El Congreso Extraordinario de Cabildo Abierto del pasado sábado fue un paso sumamente importante para devolver a este espacio un lugar de protagonismo en la política nacional. Allí se reafirmaron varias cosas. En primer lugar, la vigencia de las banderas del artiguismo y los principios provida. Segundo, la conducción y liderazgo de Guido Manini Ríos. Tercero, la vocación de conformar un partido participativo, con distintas agrupaciones y con amplia representación del interior del país. Cuarto, el compromiso de los diputados Álvaro Perrone y Silvana Pérez Bonavita de llevar adelante las políticas consensuadas en el programa aprobado en 2024. Quinto, la importancia de darle espacio a la juventud y a los valiosos técnicos y profesionales con los que se cuenta.
A Cabildo Abierto lo han dado por muerto mil y una veces desde que apareció en la escena política nacional. Y desde luego que no está asegurada su permanencia, si es útil va a sobrevivir y si no, no. Pero lo cierto es que su pensamiento y sus reivindicaciones lo colocan en un sitio diferente al resto, algo especialmente significativo en el actual contexto en que estamos lejos de ver una salida a la crisis demográfica (con políticas antifamilia y con coletazos en la seguridad social), al problema de las drogas, del crimen organizado, de la destrucción de pymes e industrias, de la usura legalizada, de la falta de visión y acción de largo plazo. Situaciones que se arrastran de aquella decadencia que describimos al inicio en sus etapas históricas.
Es absolutamente claro que no tiene sentido una coalición en la oposición.
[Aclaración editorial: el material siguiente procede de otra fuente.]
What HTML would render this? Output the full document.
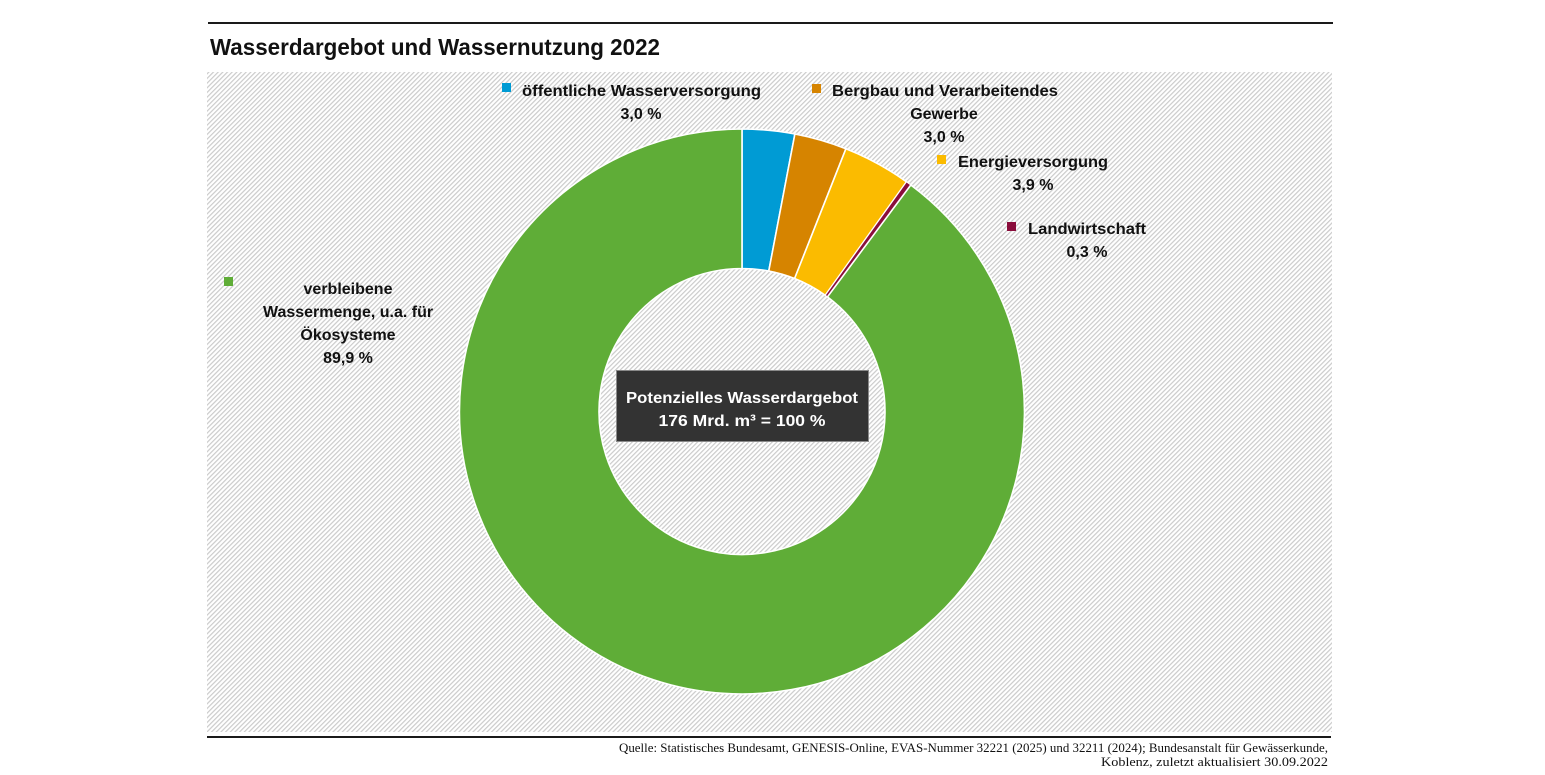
<!DOCTYPE html>
<html>
<head>
<meta charset="utf-8">
<style>
  html,body{margin:0;padding:0;background:#fff;}
  svg{display:block;}
  .lbl{font-family:"Liberation Sans",Arial,sans-serif;font-weight:bold;font-size:16px;fill:#111;}
</style>
</head>
<body>
<svg width="1545" height="775" viewBox="0 0 1545 775" xmlns="http://www.w3.org/2000/svg">
  <defs>
    <pattern id="hatch" patternUnits="userSpaceOnUse" width="3.3" height="10" patternTransform="rotate(45)">
      <rect x="0" y="0" width="3.3" height="10" fill="#ffffff"/>
      <rect x="0" y="0" width="1.2" height="10" fill="#cbcbcb"/>
    </pattern>
  </defs>

  <!-- top rule -->
  <rect x="208" y="22" width="1125" height="2" fill="#1a1a1a"/>

  <!-- title -->
  <text x="210" y="55" font-family="Liberation Sans, Arial, sans-serif" font-weight="bold" font-size="23" fill="#111" textLength="450" lengthAdjust="spacingAndGlyphs">Wasserdargebot und Wassernutzung 2022</text>

  <!-- hatched background -->
  <rect x="207" y="72" width="1125" height="660" fill="url(#hatch)"/>

  <!-- donut -->
  <g stroke="#ffffff" stroke-width="1.6" stroke-linejoin="round">
    <!-- blue -->
    <path d="M742 129 A282.5 282.5 0 0 1 794.88 134.0 L768.77 271.03 A143 143 0 0 0 742 268.5 Z" fill="#009bd4"/>
    <!-- orange -->
    <path d="M794.88 134.0 A282.5 282.5 0 0 1 845.9 148.8 L794.6 278.5 A143 143 0 0 0 768.77 271.03 Z" fill="#d68400"/>
    <!-- yellow -->
    <path d="M845.9 148.8 A282.5 282.5 0 0 1 906.5 181.8 L825.27 295.24 A143 143 0 0 0 794.6 278.5 Z" fill="#fbbb00"/>
    <!-- maroon -->
    <path d="M906.5 181.8 A282.5 282.5 0 0 1 910.8 185.0 L827.46 296.84 A143 143 0 0 0 825.27 295.24 Z" fill="#8a0d3c" stroke-width="1"/>
    <!-- green -->
    <path d="M910.8 185.0 A282.5 282.5 0 1 1 742 129 L742 268.5 A143 143 0 1 0 827.46 296.84 Z" fill="#5fad37"/>
  </g>

  <!-- legend squares -->
  <rect x="502" y="83" width="9" height="9" fill="#009bd4"/>
  <rect x="812" y="84" width="9" height="9" fill="#d68400"/>
  <rect x="937" y="155" width="9" height="9" fill="#fbbb00"/>
  <rect x="1007" y="222" width="9" height="9" fill="#8a0d3c"/>
  <rect x="224" y="277" width="9" height="9" fill="#5fad37"/>

  <!-- labels -->
  <text class="lbl" x="522" y="96" textLength="239" lengthAdjust="spacingAndGlyphs">öffentliche Wasserversorgung</text>
  <text class="lbl" x="641" y="119" text-anchor="middle">3,0 %</text>

  <text class="lbl" x="832" y="96" textLength="226" lengthAdjust="spacingAndGlyphs">Bergbau und Verarbeitendes</text>
  <text class="lbl" x="944" y="119" text-anchor="middle">Gewerbe</text>
  <text class="lbl" x="944" y="142" text-anchor="middle">3,0 %</text>

  <text class="lbl" x="958" y="167" textLength="150" lengthAdjust="spacingAndGlyphs">Energieversorgung</text>
  <text class="lbl" x="1033" y="190" text-anchor="middle">3,9 %</text>

  <text class="lbl" x="1028" y="234" textLength="118" lengthAdjust="spacingAndGlyphs">Landwirtschaft</text>
  <text class="lbl" x="1087" y="257" text-anchor="middle">0,3 %</text>

  <text class="lbl" x="348" y="294" text-anchor="middle">verbleibene</text>
  <text class="lbl" x="348" y="317" text-anchor="middle">Wassermenge, u.a. für</text>
  <text class="lbl" x="348" y="340" text-anchor="middle">Ökosysteme</text>
  <text class="lbl" x="348" y="363" text-anchor="middle">89,9 %</text>

  <!-- center box -->
  <rect x="616.5" y="370.5" width="252" height="71" fill="#333333" stroke="#8a8a8a" stroke-width="1"/>
  <text x="742" y="403" text-anchor="middle" font-family="Liberation Sans, Arial, sans-serif" font-weight="bold" font-size="16" fill="#ffffff" textLength="232" lengthAdjust="spacingAndGlyphs">Potenzielles Wasserdargebot</text>
  <text x="742" y="426" text-anchor="middle" font-family="Liberation Sans, Arial, sans-serif" font-weight="bold" font-size="16" fill="#ffffff" textLength="167" lengthAdjust="spacingAndGlyphs">176 Mrd. m³ = 100 %</text>

  <!-- bottom rule -->
  <rect x="207" y="736" width="1124" height="2" fill="#1a1a1a"/>

  <!-- footer -->
  <text x="1328" y="752" text-anchor="end" font-family="Liberation Serif, serif" font-size="12.5" fill="#111" textLength="709" lengthAdjust="spacingAndGlyphs">Quelle: Statistisches Bundesamt, GENESIS-Online, EVAS-Nummer 32221 (2025) und 32211 (2024); Bundesanstalt für Gewässerkunde,</text>
  <text x="1328" y="766" text-anchor="end" font-family="Liberation Serif, serif" font-size="12.5" fill="#111" textLength="227" lengthAdjust="spacingAndGlyphs">Koblenz, zuletzt aktualisiert 30.09.2022</text>
</svg>
</body>
</html>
Se está llegando a la situación insólita de que ahora –que no hay mayorías parlamentarias propias- hay blancos y colorados que proponen proyectos que Cabildo Abierto presentó en la legislatura anterior (como la reforma del Código del Proceso Penal o la eliminación de la retención automática de la cuota sindical) y fueron desestimados por sus socios.
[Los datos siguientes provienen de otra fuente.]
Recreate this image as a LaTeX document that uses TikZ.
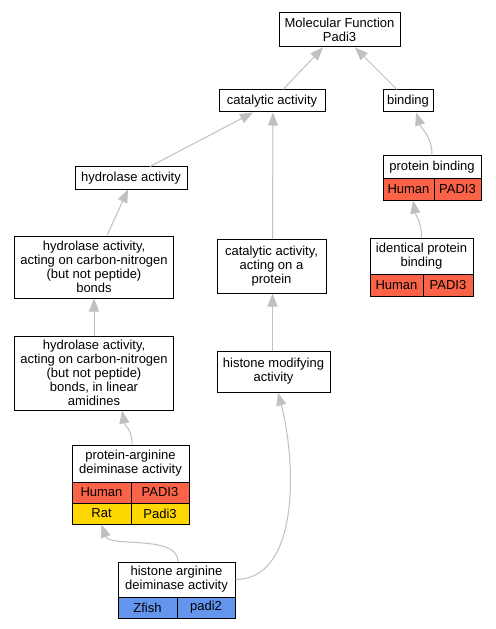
\documentclass[tikz,border=0pt]{standalone}
\usepackage{fontspec}
\setmainfont{Liberation Sans}
\usetikzlibrary{arrows.meta}
\definecolor{cred}{RGB}{250,99,71}
\definecolor{cyel}{RGB}{255,215,0}
\definecolor{cblue}{RGB}{100,149,237}
\definecolor{cedge}{RGB}{192,192,192}
\begin{document}
\begin{tikzpicture}[x=1bp,y=-1bp,
  box/.style={draw=black, line width=1bp, fill=white, align=center, inner sep=0pt,
    font=\fontsize{13bp}{14bp}\selectfont},
  cellr/.style={box, fill=cred},
  celly/.style={box, fill=cyel},
  cellb/.style={box, fill=cblue},
  edge/.style={draw=cedge, line width=1bp, -{Triangle[length=13bp,width=10bp,fill=cedge]}}]
\useasboundingbox[fill=white] (0,0) rectangle (496,629);

% nodes
\node[box, minimum width=121bp, minimum height=34bp] (mf) at (339.5,30) {Molecular Function\\Padi3};
\node[box, minimum width=106bp, minimum height=22bp] (cat) at (272,101) {catalytic activity};
\node[box, minimum width=50bp, minimum height=22bp] (bind) at (408,101) {binding};
\node[box, minimum width=112bp, minimum height=22bp] (hydro) at (131,178) {hydrolase activity};

\node[box, minimum width=98bp, minimum height=23bp] (pb) at (432,167.5) {protein binding};
\node[cellr, minimum width=51bp, minimum height=21bp] (pbh) at (408.5,189.5) {Human};
\node[cellr, minimum width=47bp, minimum height=21bp] (pbp) at (457.5,189.5) {PADI3};

\node[box, minimum width=158bp, minimum height=62bp] (cn) at (94,267) {hydrolase activity,\\acting on carbon-nitrogen\\(but not peptide)\\bonds};
\node[box, minimum width=109bp, minimum height=54bp] (cp) at (271.5,266) {catalytic activity,\\acting on a\\protein};

\node[box, minimum width=103bp, minimum height=36bp] (ipb) at (421.5,256) {identical protein\\binding};
\node[cellr, minimum width=53bp, minimum height=22bp] (ipbh) at (396.5,285) {Human};
\node[cellr, minimum width=50bp, minimum height=22bp] (ipbp) at (448,285) {PADI3};

\node[box, minimum width=158bp, minimum height=74bp] (am) at (94,373) {hydrolase activity,\\acting on carbon-nitrogen\\(but not peptide)\\bonds, in linear\\amidines};
\node[box, minimum width=113bp, minimum height=41bp] (hm) at (273.5,371.5) {histone modifying\\activity};

\node[box, minimum width=117bp, minimum height=37bp] (pad) at (130.5,463.5) {protein-arginine\\deiminase activity};
\node[cellr, minimum width=59bp, minimum height=21bp] (padh) at (101.5,492.5) {Human};
\node[cellr, minimum width=58bp, minimum height=21bp] (padp) at (160,492.5) {PADI3};
\node[celly, minimum width=59bp, minimum height=21bp] (padr) at (101.5,513.5) {Rat};
\node[celly, minimum width=58bp, minimum height=21bp] (padq) at (160,513.5) {Padi3};

\node[box, minimum width=117bp, minimum height=35bp] (ha) at (176.5,579.5) {histone arginine\\deiminase activity};
\node[cellb, minimum width=59bp, minimum height=21bp] (haz) at (147.5,607.5) {Zfish};
\node[cellb, minimum width=58bp, minimum height=21bp] (hap) at (206,607.5) {padi2};

% edges
\draw[edge] ([xshift=11bp]cat.north) -- ([xshift=-16.5bp]mf.south);
\draw[edge] ([xshift=-11bp]bind.north) -- ([xshift=15.5bp]mf.south);
\draw[edge] ([xshift=19bp]hydro.north) -- ([xshift=-19bp]cat.south);
\draw[edge] ([xshift=1bp]cp.north) -- ([xshift=1bp]cat.south);
\draw[edge] (pb.north) .. controls +(0,-20) and +(6,18) .. ([xshift=8bp]bind.south);
\draw[edge] (ipb.north) .. controls +(0,-16) and +(3,16) .. ([xshift=4.5bp]pbh.south);
\draw[edge] ([xshift=13bp]cn.north) -- ([xshift=-3bp]hydro.south);
\draw[edge] (am.north) -- (cn.south);
\draw[edge] ([xshift=-1bp]hm.north) -- ([xshift=1bp]cp.south);
\draw[edge] ([xshift=1.5bp]pad.north) .. controls +(0,-16) and +(3,16) .. ([xshift=28bp]am.south);
\draw[edge] ([xshift=1.5bp]ha.north) .. controls +(0,-27) and +(8,23) .. (padr.south);
\draw[edge] (ha.east) .. controls +(65,0) and +(18,68) .. ([xshift=4.5bp]hm.south);
\end{tikzpicture}
\end{document}
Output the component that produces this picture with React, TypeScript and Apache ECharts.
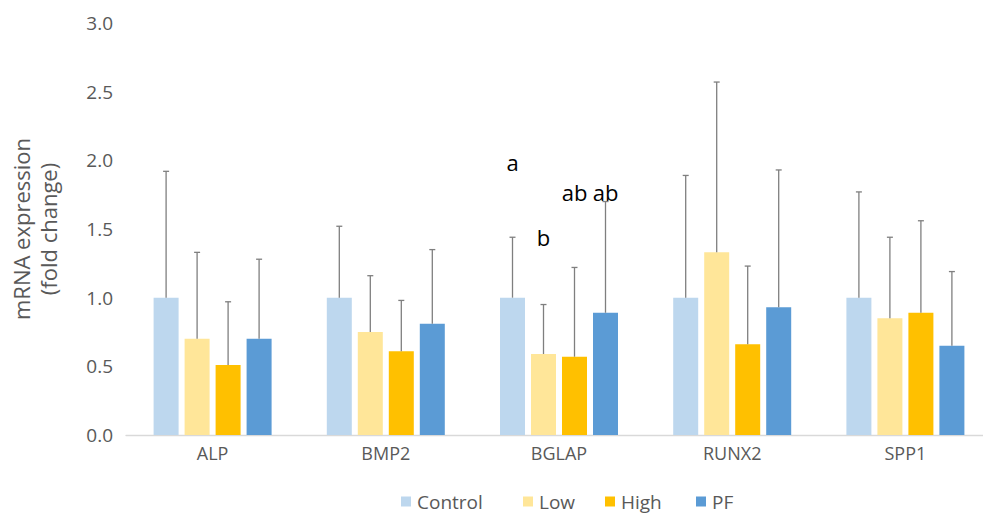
import React, { useEffect, useRef } from "react";
import * as echarts from "echarts";

const categories = ["ALP", "BMP2", "BGLAP", "RUNX2", "SPP1"];
const seriesNames = ["Control", "Low", "High", "PF"];
const controlMean = [1.0, 1.0, 1.0, 1.0, 1.0];
const controlUpper = [1.92, 1.52, 1.44, 1.89, 1.77];
const lowMean = [0.7, 0.75, 0.59, 1.33, 0.85];
const lowUpper = [1.33, 1.16, 0.95, 2.57, 1.44];
const highMean = [0.51, 0.61, 0.57, 0.66, 0.89];
const highUpper = [0.97, 0.98, 1.22, 1.23, 1.56];
const pfMean = [0.7, 0.81, 0.89, 0.93, 0.65];
const pfUpper = [1.28, 1.35, 1.7, 1.93, 1.19];
const yTicks = [0, 0.5, 1.0, 1.5, 2.0, 2.5, 3.0];
// significance letters: [category index, series index, y value, text]
const letters: [number, number, number, string][] = [
  [2, 0, 1.99, "a"],
  [2, 1, 1.44, "b"],
  [2, 2, 1.77, "ab"],
  [2, 3, 1.77, "ab"],
];

const colors = ["#BDD7EE", "#FFE699", "#FFC000", "#5B9BD5"];
const FONT = "Open Sans";
const BAR_W = 25;
const STEP = 31;

export default function App() {
  const ref = useRef<HTMLDivElement>(null);
  useEffect(() => {
    if (!ref.current) return;
    const chart = echarts.init(ref.current, null, { renderer: "svg" });
    const means = [controlMean, lowMean, highMean, pfMean];
    const uppers = [controlUpper, lowUpper, highUpper, pfUpper];

    const barSeries = seriesNames.map((name, si) => ({
      name,
      type: "bar",
      data: means[si],
      barWidth: BAR_W,
      barGap: "24%",
      itemStyle: { color: colors[si] },
      z: 2,
    }));

    const errSeries = seriesNames.map((name, si) => ({
      name: name + "-err",
      type: "custom",
      data: categories.map((_, i) => [i, means[si][i], uppers[si][i]]),
      encode: { x: 0, y: [1, 2] },
      z: 3,
      silent: true,
      renderItem: (params: any, api: any) => {
        const x = api.value(0);
        const p0 = api.coord([x, api.value(1)]);
        const p1 = api.coord([x, api.value(2)]);
        const cx = p0[0] + (si - 1.5) * STEP;
        const st = { stroke: "#7F7F7F", lineWidth: 1.3 };
        return {
          type: "group",
          children: [
            { type: "line", shape: { x1: cx, y1: p0[1], x2: cx, y2: p1[1] }, style: st },
            { type: "line", shape: { x1: cx - 3, y1: p1[1], x2: cx + 3, y2: p1[1] }, style: st },
          ],
        };
      },
    }));

    const letterSeries = {
      name: "letters",
      type: "custom",
      data: letters.map((l) => [l[0], l[1], l[2], l[3]]),
      encode: { x: 0, y: 2 },
      z: 4,
      silent: true,
      renderItem: (params: any, api: any) => {
        const x = api.value(0);
        const si = api.value(1);
        const p = api.coord([x, api.value(2)]);
        const item = letters[params.dataIndex];
        return {
          type: "text",
          x: p[0] + (si - 1.5) * STEP,
          y: p[1],
          style: {
            text: item[3],
            fontFamily: FONT,
            fontSize: 22,
            fill: "#000000",
            align: "center",
            verticalAlign: "middle",
          },
        };
      },
    };

    const legendLefts = [401, 523, 605, 696];
    chart.setOption({
      animation: false,
      backgroundColor: "#ffffff",
      grid: {
        left: 126,
        top: 23,
        width: 866,
        height: 412,
        containLabel: false,
        outerBoundsMode: "none",
      },
      legend: seriesNames.map((n, i) => ({
        data: [n],
        left: legendLefts[i],
        top: 492,
        padding: 0,
        itemWidth: 10,
        itemHeight: 10,
        icon: "rect",
        itemGap: 8,
        textStyle: {
          fontFamily: FONT,
          fontSize: 19,
          lineHeight: 19,
          color: "#595959",
          padding: [0, 0, 0, 1],
        },
        selectedMode: false,
      })),
      xAxis: {
        type: "category",
        data: categories,
        axisLine: { lineStyle: { color: "#D9D9D9", width: 1.3 } },
        axisTick: { show: false },
        axisLabel: { fontFamily: FONT, fontSize: 18, color: "#595959", margin: 9 },
      },
      yAxis: {
        type: "value",
        min: 0,
        max: 3,
        interval: 0.5,
        axisLine: { show: false },
        axisTick: { show: false },
        splitLine: { show: false },
        axisLabel: {
          fontFamily: FONT,
          fontSize: 19,
          color: "#595959",
          margin: 13,
          formatter: (v: number) => (yTicks.includes(v) ? v.toFixed(1) : ""),
        },
        name: "mRNA expression\n(fold change)",
        nameLocation: "middle",
        nameRotate: 90,
        nameGap: 65,
        nameTextStyle: { fontFamily: FONT, fontSize: 22, color: "#595959", lineHeight: 27 },
      },
      series: [...barSeries, ...errSeries, letterSeries],
    });
    return () => chart.dispose();
  }, []);
  return (
    <div
      ref={ref}
      style={{ position: "fixed", left: 0, top: 0, width: 983, height: 513 }}
    />
  );
}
Tampoco se trata de cobrar cuentas del pasado. Ahora es momento de mirar hacia adelante y hacer las cosas bien. Es política, no es la guerra. Donde sí hay una guerra es en las calles, donde crece el sicariato, el narcotráfico y los atentados mafiosos. Donde vemos las ruinas de un aparato productivo agonizante, gente en la calle y una cultura en su ocaso. Allí es donde hay que depositar todas las energías y recuperar la esperanza con nuevos horizontes.